→ WRITTEN TASK: Only the number is wanted: tally the lines below that contain the word "source".

[Begin MATERIALS PROVIDED]

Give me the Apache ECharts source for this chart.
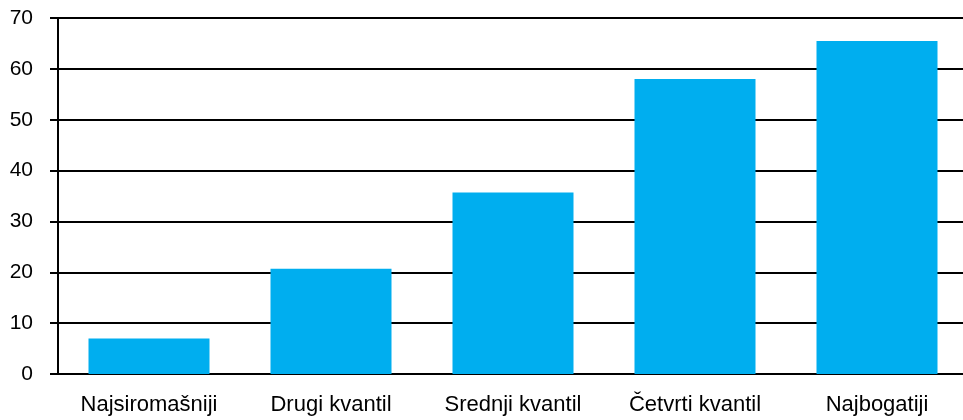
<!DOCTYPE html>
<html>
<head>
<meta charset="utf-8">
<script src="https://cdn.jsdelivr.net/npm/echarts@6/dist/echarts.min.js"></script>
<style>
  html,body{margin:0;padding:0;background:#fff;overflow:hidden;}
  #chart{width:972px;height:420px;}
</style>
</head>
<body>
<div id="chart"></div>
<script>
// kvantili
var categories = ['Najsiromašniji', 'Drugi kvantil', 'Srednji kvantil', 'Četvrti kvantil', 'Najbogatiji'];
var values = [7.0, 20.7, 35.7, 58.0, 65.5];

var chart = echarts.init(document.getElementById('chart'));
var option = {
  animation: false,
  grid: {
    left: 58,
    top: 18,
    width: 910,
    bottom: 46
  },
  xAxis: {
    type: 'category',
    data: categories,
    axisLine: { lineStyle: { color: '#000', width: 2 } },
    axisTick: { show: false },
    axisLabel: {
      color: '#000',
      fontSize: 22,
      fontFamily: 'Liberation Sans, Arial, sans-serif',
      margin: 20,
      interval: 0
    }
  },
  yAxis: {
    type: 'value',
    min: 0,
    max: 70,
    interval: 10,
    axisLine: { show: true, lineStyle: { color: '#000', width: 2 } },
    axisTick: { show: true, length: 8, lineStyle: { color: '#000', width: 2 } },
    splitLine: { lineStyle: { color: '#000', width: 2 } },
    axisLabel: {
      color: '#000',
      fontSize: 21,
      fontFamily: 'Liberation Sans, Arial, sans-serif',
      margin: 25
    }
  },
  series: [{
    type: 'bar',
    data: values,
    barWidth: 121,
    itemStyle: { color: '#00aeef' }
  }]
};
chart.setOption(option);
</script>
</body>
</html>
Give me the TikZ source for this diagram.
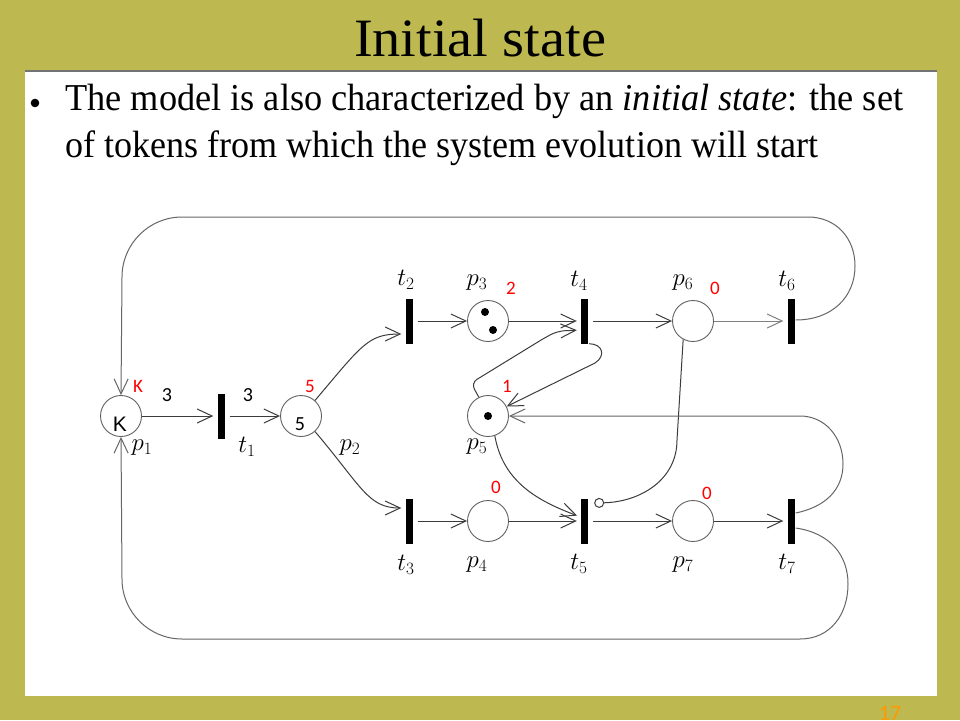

[End MATERIALS PROVIDED]

→ TASK ANSWER: 2